_WORK REQUIRED:_ Where does the string "this" appear? Copy every line of the entries below that holds it.

_____

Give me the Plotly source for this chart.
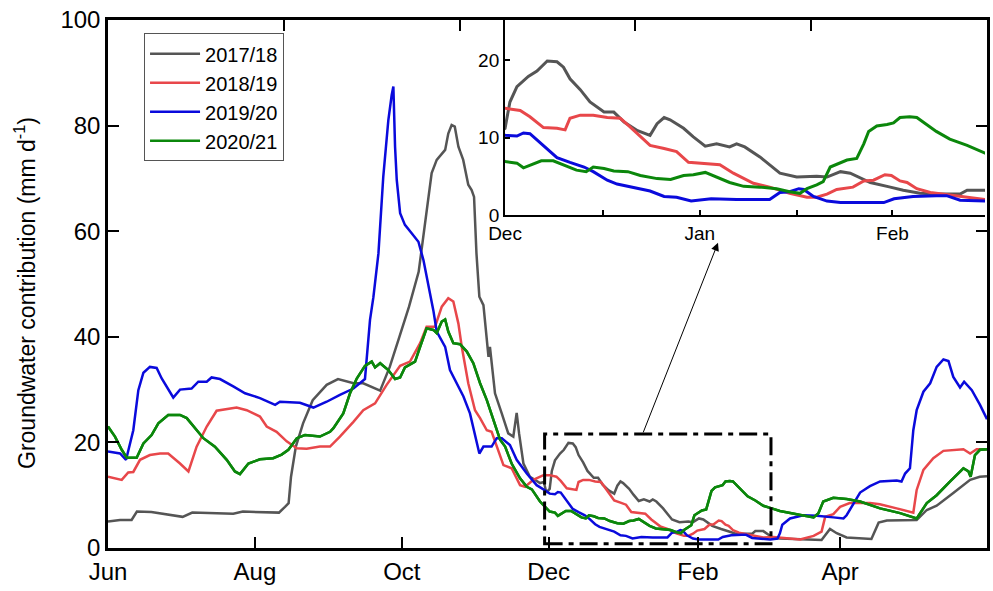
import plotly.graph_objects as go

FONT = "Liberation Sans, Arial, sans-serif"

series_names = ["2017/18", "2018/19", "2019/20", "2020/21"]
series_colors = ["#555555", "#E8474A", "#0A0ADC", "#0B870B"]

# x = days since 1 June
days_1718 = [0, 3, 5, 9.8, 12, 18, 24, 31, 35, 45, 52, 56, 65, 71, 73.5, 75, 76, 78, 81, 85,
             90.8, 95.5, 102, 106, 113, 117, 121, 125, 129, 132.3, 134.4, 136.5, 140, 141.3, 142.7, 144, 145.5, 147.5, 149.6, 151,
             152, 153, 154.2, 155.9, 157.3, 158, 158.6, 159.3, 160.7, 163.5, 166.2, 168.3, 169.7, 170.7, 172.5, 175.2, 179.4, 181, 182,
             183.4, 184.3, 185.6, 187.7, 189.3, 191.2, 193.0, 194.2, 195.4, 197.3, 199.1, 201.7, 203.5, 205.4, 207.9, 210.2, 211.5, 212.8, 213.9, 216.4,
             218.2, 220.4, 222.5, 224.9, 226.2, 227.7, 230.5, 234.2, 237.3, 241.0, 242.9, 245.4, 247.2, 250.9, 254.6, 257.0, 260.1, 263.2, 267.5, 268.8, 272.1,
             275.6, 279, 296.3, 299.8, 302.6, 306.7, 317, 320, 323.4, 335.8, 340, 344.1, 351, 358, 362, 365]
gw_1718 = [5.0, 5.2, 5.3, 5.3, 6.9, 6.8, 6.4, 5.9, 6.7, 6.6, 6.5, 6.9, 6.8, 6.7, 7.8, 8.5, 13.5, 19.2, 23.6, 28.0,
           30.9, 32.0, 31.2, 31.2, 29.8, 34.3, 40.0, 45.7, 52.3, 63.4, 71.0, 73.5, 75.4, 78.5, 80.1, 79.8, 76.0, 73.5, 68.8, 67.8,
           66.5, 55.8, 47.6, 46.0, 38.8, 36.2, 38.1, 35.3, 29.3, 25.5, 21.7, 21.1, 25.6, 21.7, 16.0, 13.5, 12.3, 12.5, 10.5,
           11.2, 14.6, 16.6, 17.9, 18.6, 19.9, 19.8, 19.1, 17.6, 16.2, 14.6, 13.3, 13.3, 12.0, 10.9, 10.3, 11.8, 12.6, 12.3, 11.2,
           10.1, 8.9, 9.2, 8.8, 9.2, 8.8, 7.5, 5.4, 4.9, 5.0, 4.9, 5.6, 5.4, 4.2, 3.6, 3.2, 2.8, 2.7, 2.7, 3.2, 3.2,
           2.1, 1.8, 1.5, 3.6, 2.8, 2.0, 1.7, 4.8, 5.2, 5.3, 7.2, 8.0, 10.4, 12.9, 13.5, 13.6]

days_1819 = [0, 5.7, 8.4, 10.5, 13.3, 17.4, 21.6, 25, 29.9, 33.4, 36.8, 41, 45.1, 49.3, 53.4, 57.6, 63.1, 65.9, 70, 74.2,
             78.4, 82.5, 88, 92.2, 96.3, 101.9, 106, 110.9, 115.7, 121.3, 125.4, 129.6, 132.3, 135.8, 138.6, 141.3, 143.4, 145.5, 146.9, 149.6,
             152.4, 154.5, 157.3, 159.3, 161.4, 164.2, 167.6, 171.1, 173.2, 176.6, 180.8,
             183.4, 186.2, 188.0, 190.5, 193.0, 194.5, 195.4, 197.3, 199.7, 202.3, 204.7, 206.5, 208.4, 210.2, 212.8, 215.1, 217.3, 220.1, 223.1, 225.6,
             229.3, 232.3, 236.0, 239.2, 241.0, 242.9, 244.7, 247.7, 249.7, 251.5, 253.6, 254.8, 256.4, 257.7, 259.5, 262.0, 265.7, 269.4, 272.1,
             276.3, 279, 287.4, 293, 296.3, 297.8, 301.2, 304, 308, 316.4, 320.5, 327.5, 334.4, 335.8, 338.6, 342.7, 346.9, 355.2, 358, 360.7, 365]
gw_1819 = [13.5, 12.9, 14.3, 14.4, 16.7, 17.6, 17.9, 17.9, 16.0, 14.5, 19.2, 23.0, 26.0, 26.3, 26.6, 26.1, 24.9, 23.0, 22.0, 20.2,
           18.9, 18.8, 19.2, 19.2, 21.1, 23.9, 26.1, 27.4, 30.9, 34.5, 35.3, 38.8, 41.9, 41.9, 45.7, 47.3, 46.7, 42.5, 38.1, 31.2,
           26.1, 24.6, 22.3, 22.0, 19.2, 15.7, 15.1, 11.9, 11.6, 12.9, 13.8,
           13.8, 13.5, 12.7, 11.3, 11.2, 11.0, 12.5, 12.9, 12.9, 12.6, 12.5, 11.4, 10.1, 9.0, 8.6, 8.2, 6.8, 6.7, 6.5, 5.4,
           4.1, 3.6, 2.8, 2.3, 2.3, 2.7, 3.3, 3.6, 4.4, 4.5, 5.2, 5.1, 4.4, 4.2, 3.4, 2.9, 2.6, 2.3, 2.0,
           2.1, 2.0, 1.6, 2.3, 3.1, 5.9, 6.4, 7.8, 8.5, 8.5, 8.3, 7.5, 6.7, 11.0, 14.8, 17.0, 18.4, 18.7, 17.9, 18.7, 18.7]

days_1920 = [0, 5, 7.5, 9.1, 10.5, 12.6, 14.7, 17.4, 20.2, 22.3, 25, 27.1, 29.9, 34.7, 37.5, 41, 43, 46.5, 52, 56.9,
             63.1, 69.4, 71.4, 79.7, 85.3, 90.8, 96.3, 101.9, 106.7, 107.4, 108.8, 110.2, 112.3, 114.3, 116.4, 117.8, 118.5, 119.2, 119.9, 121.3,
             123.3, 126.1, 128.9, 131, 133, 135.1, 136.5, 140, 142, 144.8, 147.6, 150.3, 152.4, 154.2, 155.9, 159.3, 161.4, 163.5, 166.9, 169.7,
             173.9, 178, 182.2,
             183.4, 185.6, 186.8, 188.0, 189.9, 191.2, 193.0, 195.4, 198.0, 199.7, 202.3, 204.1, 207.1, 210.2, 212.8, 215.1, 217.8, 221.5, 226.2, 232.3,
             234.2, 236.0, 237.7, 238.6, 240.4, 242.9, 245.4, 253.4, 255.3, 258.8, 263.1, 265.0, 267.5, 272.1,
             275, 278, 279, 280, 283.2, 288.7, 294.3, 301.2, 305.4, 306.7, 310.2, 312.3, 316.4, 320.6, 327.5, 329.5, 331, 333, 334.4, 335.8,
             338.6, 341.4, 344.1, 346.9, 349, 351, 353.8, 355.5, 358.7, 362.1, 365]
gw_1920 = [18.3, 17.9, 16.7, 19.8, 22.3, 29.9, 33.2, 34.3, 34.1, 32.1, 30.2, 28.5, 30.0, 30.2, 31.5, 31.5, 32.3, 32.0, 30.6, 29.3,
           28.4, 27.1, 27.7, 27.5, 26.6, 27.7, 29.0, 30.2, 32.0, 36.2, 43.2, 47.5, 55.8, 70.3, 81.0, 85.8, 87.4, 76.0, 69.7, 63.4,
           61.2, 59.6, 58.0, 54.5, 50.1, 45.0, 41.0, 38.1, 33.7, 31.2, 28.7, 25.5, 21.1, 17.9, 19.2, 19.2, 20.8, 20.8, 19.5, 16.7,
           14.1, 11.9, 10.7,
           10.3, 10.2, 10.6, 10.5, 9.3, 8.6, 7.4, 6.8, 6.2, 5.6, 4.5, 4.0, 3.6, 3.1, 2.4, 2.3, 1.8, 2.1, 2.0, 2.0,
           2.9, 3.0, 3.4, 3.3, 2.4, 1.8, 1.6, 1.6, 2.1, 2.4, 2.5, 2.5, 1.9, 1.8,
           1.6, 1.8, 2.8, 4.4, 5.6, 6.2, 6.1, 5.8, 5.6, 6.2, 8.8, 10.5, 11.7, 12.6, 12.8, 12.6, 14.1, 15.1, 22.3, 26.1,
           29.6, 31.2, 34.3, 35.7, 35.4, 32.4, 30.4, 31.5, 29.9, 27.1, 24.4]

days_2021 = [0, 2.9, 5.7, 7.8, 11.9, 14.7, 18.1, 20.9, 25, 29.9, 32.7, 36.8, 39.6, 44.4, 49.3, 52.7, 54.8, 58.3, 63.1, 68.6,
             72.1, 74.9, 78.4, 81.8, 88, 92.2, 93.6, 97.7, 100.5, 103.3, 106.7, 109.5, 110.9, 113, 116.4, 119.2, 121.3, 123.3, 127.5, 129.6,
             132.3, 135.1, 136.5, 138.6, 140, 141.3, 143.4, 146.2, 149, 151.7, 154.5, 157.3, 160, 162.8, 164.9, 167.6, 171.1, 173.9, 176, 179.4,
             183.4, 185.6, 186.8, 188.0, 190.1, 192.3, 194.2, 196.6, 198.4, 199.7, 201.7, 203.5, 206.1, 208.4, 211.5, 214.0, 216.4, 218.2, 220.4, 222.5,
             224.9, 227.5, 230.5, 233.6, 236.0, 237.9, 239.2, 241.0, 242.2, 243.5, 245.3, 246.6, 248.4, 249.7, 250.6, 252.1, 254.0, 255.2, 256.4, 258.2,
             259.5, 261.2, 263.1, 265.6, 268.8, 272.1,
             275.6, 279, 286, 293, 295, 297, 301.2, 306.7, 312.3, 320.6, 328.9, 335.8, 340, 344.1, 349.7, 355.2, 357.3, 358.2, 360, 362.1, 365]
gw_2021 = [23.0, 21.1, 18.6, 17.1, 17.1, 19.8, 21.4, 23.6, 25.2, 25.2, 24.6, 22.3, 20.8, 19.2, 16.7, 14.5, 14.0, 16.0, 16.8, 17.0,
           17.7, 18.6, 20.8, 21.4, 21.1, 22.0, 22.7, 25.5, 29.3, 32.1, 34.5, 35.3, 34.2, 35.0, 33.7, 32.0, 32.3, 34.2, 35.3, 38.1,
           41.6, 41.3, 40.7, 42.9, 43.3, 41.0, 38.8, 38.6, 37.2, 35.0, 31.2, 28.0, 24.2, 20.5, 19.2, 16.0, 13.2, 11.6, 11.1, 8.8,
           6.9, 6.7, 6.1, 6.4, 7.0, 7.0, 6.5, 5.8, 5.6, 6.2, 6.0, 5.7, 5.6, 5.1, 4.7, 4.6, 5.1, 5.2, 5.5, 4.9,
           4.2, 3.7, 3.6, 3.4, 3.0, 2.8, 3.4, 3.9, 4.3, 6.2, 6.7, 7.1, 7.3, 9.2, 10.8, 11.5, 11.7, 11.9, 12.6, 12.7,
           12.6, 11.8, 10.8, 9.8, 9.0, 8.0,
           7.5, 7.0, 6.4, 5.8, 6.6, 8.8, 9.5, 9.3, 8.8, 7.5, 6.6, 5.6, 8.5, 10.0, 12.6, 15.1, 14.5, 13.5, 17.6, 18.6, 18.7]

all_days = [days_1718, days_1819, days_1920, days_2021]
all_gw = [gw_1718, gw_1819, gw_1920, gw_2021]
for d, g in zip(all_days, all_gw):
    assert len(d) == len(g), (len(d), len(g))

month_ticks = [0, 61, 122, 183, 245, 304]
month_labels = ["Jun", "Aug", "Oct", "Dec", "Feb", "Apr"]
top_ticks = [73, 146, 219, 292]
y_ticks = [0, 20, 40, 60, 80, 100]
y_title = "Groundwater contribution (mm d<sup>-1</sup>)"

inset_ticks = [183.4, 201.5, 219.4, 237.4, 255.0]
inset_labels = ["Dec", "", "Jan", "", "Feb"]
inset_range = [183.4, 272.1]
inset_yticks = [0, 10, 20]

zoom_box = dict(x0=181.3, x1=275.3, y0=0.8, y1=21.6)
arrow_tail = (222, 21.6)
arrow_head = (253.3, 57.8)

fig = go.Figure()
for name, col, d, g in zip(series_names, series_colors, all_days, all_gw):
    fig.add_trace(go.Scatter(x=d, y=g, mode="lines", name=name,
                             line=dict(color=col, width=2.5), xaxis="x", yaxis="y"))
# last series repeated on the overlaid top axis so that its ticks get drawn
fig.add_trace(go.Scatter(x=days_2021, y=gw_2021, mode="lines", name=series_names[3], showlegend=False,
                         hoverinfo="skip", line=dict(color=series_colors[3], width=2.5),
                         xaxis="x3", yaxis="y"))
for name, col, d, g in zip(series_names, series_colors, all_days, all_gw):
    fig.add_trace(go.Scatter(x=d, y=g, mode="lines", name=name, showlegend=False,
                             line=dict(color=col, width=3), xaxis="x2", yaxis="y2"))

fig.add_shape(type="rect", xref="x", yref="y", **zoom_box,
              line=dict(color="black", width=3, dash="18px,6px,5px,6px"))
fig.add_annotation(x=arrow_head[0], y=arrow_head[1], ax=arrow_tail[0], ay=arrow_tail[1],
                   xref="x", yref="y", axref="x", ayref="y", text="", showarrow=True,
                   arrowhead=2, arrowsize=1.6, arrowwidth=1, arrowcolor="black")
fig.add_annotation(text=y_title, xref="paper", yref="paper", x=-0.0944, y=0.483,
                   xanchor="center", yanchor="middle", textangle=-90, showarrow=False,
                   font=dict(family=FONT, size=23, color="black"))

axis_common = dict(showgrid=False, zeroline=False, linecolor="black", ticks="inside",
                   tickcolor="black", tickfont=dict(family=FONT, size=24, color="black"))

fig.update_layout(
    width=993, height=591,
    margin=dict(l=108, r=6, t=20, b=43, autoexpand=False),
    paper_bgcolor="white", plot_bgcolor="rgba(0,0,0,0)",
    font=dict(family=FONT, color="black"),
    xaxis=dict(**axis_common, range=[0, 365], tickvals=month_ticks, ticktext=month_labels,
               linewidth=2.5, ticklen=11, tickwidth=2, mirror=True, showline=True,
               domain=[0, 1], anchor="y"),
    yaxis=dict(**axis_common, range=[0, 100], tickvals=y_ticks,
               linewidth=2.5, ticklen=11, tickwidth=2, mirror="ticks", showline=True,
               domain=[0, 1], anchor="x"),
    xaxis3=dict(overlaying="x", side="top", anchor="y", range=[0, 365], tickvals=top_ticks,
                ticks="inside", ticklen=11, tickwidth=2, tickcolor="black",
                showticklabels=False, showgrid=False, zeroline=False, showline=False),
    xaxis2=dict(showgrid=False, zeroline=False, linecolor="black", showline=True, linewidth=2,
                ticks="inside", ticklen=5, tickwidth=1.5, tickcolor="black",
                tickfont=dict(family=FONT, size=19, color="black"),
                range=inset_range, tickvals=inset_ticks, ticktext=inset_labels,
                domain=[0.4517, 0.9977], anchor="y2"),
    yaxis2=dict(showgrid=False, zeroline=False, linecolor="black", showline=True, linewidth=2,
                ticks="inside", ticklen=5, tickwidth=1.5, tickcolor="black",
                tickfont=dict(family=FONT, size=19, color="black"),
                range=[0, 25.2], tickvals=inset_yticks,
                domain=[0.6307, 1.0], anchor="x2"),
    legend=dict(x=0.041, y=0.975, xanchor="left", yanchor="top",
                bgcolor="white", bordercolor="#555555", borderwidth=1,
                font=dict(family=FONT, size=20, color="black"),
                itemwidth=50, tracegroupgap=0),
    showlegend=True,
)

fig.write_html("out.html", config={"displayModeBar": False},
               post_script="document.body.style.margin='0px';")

_____

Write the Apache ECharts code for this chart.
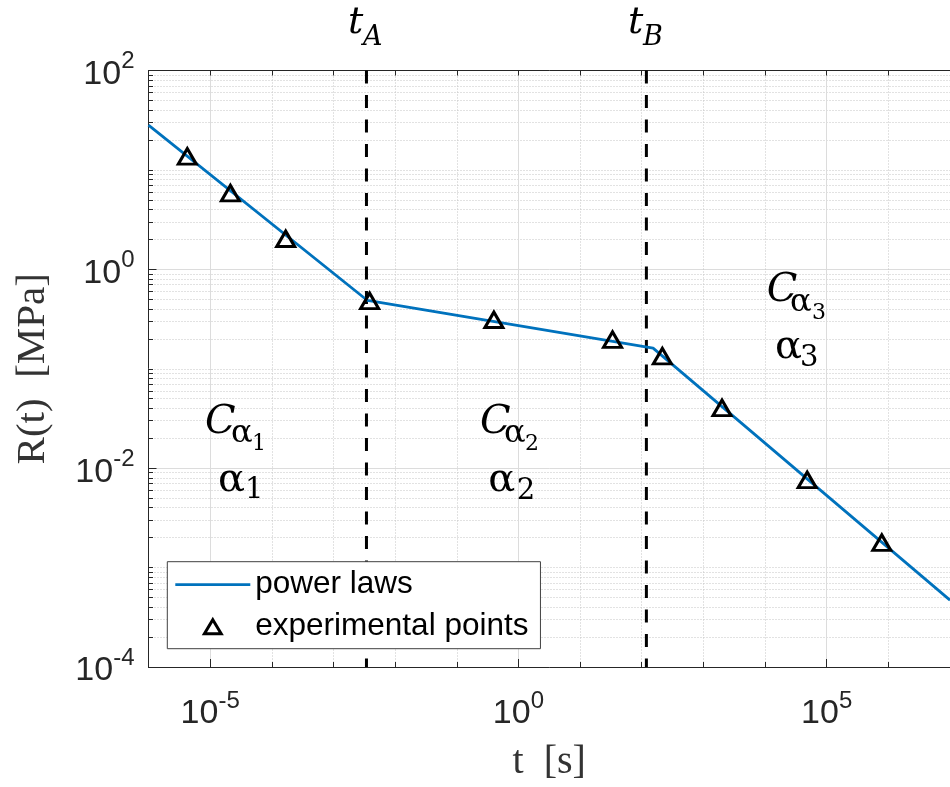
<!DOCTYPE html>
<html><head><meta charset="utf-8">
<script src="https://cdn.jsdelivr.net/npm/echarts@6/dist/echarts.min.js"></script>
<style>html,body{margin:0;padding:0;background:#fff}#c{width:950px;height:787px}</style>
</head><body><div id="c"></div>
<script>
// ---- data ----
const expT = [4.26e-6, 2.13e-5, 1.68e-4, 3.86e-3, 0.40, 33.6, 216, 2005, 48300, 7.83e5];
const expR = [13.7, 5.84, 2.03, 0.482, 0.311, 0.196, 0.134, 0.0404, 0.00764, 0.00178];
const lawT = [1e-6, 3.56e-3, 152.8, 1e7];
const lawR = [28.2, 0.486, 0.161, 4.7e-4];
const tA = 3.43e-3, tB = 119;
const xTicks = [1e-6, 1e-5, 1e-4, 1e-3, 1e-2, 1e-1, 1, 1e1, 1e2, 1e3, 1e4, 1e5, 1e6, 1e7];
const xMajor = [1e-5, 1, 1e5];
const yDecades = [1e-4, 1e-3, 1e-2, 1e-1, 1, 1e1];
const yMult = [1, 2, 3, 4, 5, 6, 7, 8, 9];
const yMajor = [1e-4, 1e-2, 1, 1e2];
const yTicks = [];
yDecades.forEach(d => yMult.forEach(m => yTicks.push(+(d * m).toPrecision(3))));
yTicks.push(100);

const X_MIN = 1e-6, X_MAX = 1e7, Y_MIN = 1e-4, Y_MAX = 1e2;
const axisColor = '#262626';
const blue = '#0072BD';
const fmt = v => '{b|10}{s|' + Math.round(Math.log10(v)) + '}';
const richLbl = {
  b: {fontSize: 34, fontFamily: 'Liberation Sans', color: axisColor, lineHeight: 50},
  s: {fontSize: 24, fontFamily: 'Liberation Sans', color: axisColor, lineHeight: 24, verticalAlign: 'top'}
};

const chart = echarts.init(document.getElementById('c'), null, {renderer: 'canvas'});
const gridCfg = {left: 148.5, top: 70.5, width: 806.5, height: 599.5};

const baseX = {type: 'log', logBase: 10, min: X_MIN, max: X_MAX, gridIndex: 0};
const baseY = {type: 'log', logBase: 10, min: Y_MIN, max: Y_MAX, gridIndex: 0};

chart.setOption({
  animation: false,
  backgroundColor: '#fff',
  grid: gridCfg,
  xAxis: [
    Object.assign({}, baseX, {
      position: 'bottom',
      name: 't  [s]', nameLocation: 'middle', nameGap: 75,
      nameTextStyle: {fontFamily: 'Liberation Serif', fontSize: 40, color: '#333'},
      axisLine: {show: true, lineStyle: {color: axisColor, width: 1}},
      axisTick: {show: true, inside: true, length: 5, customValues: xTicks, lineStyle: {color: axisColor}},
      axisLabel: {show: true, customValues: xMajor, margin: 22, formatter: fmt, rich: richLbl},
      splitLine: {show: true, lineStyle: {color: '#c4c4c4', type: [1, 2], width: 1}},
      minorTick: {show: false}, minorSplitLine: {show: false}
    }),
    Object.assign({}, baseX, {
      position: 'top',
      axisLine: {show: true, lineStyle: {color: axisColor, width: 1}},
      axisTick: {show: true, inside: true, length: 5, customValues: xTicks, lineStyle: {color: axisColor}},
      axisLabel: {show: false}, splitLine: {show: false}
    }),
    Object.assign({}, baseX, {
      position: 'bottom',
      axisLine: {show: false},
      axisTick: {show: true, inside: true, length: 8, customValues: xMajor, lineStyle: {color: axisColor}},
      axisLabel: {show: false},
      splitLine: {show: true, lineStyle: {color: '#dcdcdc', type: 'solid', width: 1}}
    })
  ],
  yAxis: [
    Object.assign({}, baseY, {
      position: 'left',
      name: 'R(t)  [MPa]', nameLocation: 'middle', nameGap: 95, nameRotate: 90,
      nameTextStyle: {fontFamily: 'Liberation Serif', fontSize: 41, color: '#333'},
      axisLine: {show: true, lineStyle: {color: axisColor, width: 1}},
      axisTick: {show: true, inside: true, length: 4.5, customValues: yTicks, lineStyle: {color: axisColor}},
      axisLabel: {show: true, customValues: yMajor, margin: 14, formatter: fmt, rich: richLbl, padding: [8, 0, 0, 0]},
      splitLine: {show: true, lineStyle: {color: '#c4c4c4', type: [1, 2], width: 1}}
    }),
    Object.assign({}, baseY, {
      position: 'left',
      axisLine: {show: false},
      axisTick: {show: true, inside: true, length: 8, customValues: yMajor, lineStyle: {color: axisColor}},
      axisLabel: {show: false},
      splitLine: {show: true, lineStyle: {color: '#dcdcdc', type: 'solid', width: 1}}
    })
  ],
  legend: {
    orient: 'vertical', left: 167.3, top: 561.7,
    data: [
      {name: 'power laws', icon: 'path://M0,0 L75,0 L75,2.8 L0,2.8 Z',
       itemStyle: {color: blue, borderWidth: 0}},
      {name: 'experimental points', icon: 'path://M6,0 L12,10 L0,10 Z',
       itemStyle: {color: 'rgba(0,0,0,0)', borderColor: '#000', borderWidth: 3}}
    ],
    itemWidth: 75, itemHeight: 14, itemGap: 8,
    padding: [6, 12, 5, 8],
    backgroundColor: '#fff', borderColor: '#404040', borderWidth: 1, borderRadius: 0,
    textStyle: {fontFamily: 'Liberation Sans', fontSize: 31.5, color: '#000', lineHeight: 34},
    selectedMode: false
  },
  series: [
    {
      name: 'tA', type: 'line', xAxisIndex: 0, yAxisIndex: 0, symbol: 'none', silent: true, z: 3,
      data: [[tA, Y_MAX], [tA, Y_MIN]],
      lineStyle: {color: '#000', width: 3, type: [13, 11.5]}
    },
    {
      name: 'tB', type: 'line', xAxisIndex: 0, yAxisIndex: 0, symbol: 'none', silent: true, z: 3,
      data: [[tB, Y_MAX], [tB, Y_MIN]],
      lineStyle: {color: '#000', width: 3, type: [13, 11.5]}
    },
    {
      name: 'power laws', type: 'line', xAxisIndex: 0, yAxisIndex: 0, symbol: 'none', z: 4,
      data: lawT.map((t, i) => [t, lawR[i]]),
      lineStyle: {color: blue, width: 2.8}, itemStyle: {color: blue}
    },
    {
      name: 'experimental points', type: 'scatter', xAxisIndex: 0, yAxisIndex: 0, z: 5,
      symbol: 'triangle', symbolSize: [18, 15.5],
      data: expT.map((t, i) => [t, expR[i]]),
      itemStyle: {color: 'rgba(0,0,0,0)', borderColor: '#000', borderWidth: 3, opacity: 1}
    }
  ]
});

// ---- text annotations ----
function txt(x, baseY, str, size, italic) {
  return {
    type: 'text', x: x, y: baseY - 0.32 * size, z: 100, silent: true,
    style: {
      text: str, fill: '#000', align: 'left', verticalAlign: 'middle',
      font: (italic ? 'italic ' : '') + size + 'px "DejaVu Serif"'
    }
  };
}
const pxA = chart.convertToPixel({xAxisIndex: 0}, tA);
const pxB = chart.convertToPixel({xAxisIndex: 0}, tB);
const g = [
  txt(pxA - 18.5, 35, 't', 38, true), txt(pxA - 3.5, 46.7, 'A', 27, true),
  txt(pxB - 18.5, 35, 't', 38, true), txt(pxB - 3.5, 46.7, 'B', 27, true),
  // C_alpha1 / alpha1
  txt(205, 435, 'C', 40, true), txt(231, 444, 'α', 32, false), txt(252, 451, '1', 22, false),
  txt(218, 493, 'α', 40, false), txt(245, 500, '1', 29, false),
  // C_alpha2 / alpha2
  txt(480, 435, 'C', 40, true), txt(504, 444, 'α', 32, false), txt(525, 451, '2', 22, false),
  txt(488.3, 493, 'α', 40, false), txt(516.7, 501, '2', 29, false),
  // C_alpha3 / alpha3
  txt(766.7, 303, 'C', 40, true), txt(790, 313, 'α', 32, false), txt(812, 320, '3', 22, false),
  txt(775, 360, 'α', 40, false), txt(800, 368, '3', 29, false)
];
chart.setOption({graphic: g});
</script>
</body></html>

_____

_RESPONSE TO THE TASK:_
Give me the Plotly source for this chart.
Write the Apache ECharts code for this chart.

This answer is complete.